Saturday, February 10, 2018

The Spectre of Edgar Allan Poe (1974)

          Conceptually, horror-tinged melodrama The Spectre of Edgar Allan Poe is fairly sound, offering a fictional set of circumstances to explain why the real Poe wrote stories about macabre subjects. Specifically, the film suggests that Poe (Robert Walker Jr.) fell in love with a beautiful woman named Lenore (Mary Grover), who suddenly fell ill, giving the appearance of death. During her funeral, Lenore awoke and screamed from inside her coffin, so Poe leaped into her grave and rescued her, but the experience drove Lenore insane. With no choice but to institutionalize Lenore, the movie proposes, Poe entrusted his love to Dr. Grimaldi (Cesar Romero), only to discover that Grimaldi was a madman engaged in perverse experiments on the human brain. Tragedy ensued. Executed with style and wit, this storyline could have generated a fantastic hybrid of character study and thriller, weaving allusions to Poe’s famous stories into the narrative. Alas, cowriter/director Mohy Quandour isn’t up to the task, the cast is unimpressive, and the whole production looks cheap.
          Walker, who brought an affecting quality to roles as troubled young men in various films and TV shows of the ’60s and ’70s, cuts an interesting figure as Poe, but he gets stuck in a mopey groove, rendering his performance dull and one-dimensional.

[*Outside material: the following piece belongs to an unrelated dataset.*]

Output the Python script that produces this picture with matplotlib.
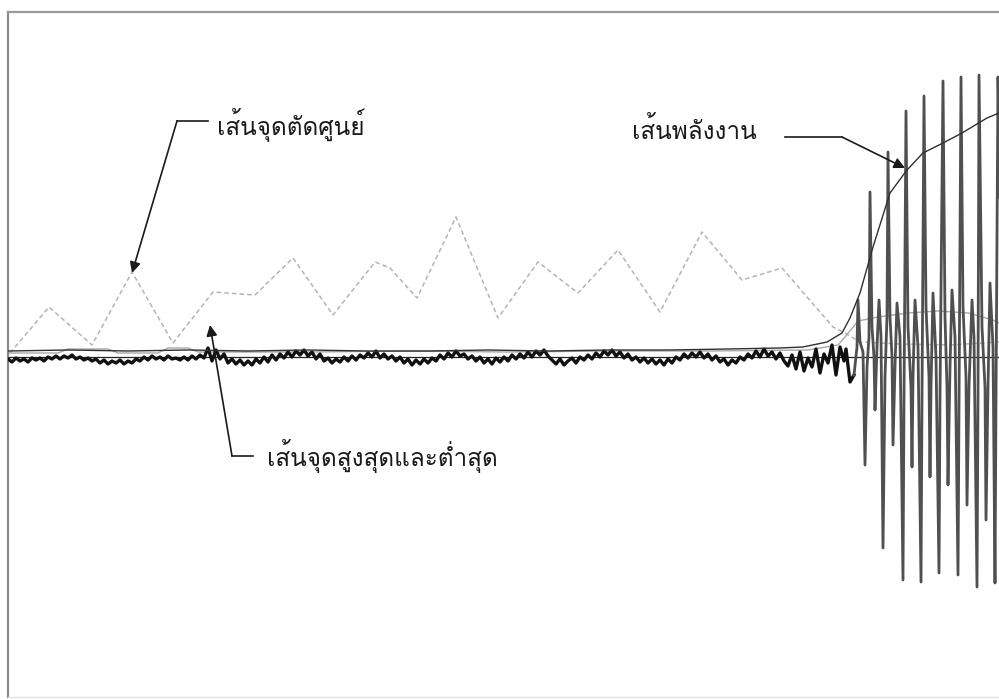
import matplotlib
matplotlib.use("Agg")
import matplotlib.pyplot as plt
from matplotlib import font_manager
from matplotlib.ft2font import FT2Font

# frame index (t) and amplitude
# noisy part of the signal, one value every 4 frames from t=0
noise_vals = [
    -2, -5, -1, -4, -2, -5, -1, -3, -1, -4, 0, -2, 1, -2, 1,
    -1, 2, -2, 0, -3, -1, -4, -2, -6, -3, -7, -4, -6, -3, -7,
    -4, -6, -2, -4, 0, -3, 1, -2, 0, -3, 1, -2, -1, -3, 0,
    -3, 1, -2, 2, -1, 9, -4, 7, -2, 3, -6, -2, -7, -3, -8,
    -4, -8, -2, -6, 0, -5, 2, -3, 3, -1, 5, 0, 6, 2, 7,
    1, 5, -2, 3, -4, -1, -6, -2, -5, 0, -4, 1, -3, 2, -1,
    4, 0, 6, -1, 3, -2, 1, -4, 0, -6, -2, -8, -3, -7, -2,
    -6, -1, -4, 2, -2, 4, 0, 6, 1, 3, -2, 1, -4, 0, -6,
    -2, -7, -1, -5, 0, -4, 2, -2, 3, -1, 5, 0, 6, 2, 7,
    1, -3, -7, -2, -8, -4, -1, -6, 0, -3, 2, -2, 4, 0, 6,
    2, 7, 1, 5, -1, 3, -3, 0, -5, -1, -6, -2, -7, -3, -8,
    -2, -6, 0, -3, 3, -1, 4, 0, 5, -1, 3, -3, 1, -5, -2,
    -8, -3, -6, 0, -3, 3, -1, 6, 0, 8, 1, 5, -2, 4, -4,
    -9, 2, -12, 5, -14, -1, -10, 8, -16, 3, -6, 12, -18, 10, -4,
]
# loud part: narrow spikes with the signal returning near zero between them
burst_t = [838, 842, 846, 849, 850, 852, 855, 857, 859, 861, 862, 864, 866, 867,
           869, 871, 873, 875, 877, 879, 880, 882, 884, 885, 887, 889, 892, 895,
           896, 898, 900, 903, 904, 905, 907, 910, 913, 914, 916, 918, 921, 922,
           923, 925, 928, 931, 932, 935, 937, 939, 940, 942, 944, 947, 950, 951,
           953, 955, 958, 959, 961, 964, 966, 969, 970, 971, 974, 977, 978, 980,
           982, 985, 987, 988, 990, 993]
burst_y = [8, -25, -18, 10, 57, 15, 5, -108, -10, 20, 165, 30, 0, -53,
           10, 57, 20, -191, -20, 40, 205, 40, 0, -88, -10, 54, 20, -223,
           -40, 246, 30, -30, -110, -20, 57, 10, -225, -40, 261, 50, -20, -120,
           -30, 64, 0, -216, -40, 276, 40, -30, -128, -10, 67, 20, -218, -50,
           280, 50, -20, -148, -30, 57, 20, -230, -40, 282, 30, -30, -163, -30,
           74, 10, -226, -40, 280, 100]

# zero crossing line
zc_t = [2, 41, 84, 124, 165, 205, 247, 285, 325, 367, 382, 409, 448, 490, 530,
        570, 610, 652, 694, 734, 774, 825, 837, 852, 892, 942, 991]
zc_y = [4, 50, 12, 85, 14, 65, 62, 99, 42, 95, 89, 59, 140, 39, 95,
        64, 107, 45, 125, 77, 89, 30, 24, 15, 13, 12, 15]

# energy line
en_t = [0, 60, 120, 180, 240, 300, 360, 420, 480, 540, 600, 660, 720, 772, 795,
        819, 834, 842, 852, 865, 882, 899, 915, 935, 954, 979, 991]
en_y = [6, 7, 6, 7, 6, 7, 6, 6, 7, 6, 7, 7, 8, 9, 10,
        15, 24, 39, 64, 110, 164, 187, 204, 214, 224, 239, 244]

# max / min points line
mm_t = [0, 50, 60, 100, 110, 150, 160, 180, 190, 300, 400, 500, 600, 700, 800,
        830, 837, 850, 870, 900, 930, 960, 985, 991]
mm_y = [4, 4, 8, 8, 4, 4, 9, 9, 5, 5, 6, 5, 6, 6, 7,
        12, 20, 36, 40, 44, 46, 44, 37, 34]

labels = ["เส้นจุดตัดศูนย์", "เส้นพลังงาน", "เส้นจุดสูงสุดและต่ำสุด"]


def thai_font():
    for f in font_manager.fontManager.ttflist:
        try:
            if ord("ส") in FT2Font(f.fname).get_charmap():
                return f.name
        except Exception:
            pass
    return "DejaVu Sans"


fam = [thai_font(), "DejaVu Sans"]

noise_t = [4 * i for i in range(len(noise_vals))]

fig = plt.figure(figsize=(9.99, 6.99), dpi=100)
ax = fig.add_axes([8 / 999, 2 / 699, 991 / 999, 685 / 699])
ax.set_xlim(0, 991)
ax.set_ylim(-340, 345)
ax.set_xticks([])
ax.set_yticks([])
ax.spines["right"].set_visible(False)
ax.spines["left"].set_color("#8a8a8a")
ax.spines["left"].set_linewidth(1.6)
ax.spines["top"].set_color("#9a9a9a")
ax.spines["top"].set_linewidth(1.6)
ax.spines["bottom"].set_color("#e4e4e4")
ax.spines["bottom"].set_linewidth(1.0)

ax.axhline(0, color="#222222", lw=0.9, zorder=1)
ax.plot(zc_t, zc_y, color="#b4b4b4", lw=1.1, ls=(0, (3, 2)), zorder=2)
ax.plot(mm_t, mm_y, color="#a8a8a8", lw=1.0, zorder=2)
ax.plot(noise_t + burst_t[:3], noise_vals + burst_y[:3], color="#111111", lw=2.4, zorder=3)
ax.plot(burst_t[2:], burst_y[2:], color="#505050", lw=2.0, zorder=3)
ax.plot(en_t, en_y, color="#303030", lw=1.0, zorder=4)

# annotations: bent leader lines with an arrow on the last leg
arrows = [
    ([200, 169], [236, 236], (124, 84)),
    ([777, 834], [220, 220], (897, 189)),
    ([245, 224], [-99, -99], (202, 32)),
]
for xs, ys, tip in arrows:
    ax.plot(xs, ys, color="#1a1a1a", lw=1.2, zorder=5)
    ax.annotate("", xy=tip, xytext=(xs[-1], ys[-1]),
                arrowprops=dict(arrowstyle="-|>", color="#1a1a1a", lw=1.2,
                                mutation_scale=16, shrinkA=0, shrinkB=0),
                zorder=5)

ax.text(209, 232, labels[0], fontsize=17.5, family=fam, va="center", ha="left", color="#1a1a1a")
ax.text(624, 227, labels[1], fontsize=17.5, family=fam, va="center", ha="left", color="#1a1a1a")
ax.text(259, -99, labels[2], fontsize=17.5, family=fam, va="center", ha="left", color="#1a1a1a")

fig.savefig("out.png", dpi=100, facecolor="white")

It therefore falls to Romero, of all people, to inject the movie with dynamism, but he, too, misses the mark, playing every scene broadly and obviously. As for the film’s thrills-and-chills quotient, don’t get your hopes up. Although the fright-factor highlight should be a long sequence of Poe trapped inside a literal snake pit—as in a soggy dungeon where serpents swim in brackish water—the snakes are too few and small to deliver the desired shock value. And while the picture also boasts lurid subplots about deranged axe murderers and the like, the filmmaking is so amateurish and clunky that Quandour never gets close to the immersive type of darkness the story would have needed to cast a gruesome spell. Points for trying, though.

The Spectre of Edgar Allan Poe: FUNKY

1 comment:

Guy Callaway said...

This plays like a BCP joint. I reckon you were WAY too kind to it.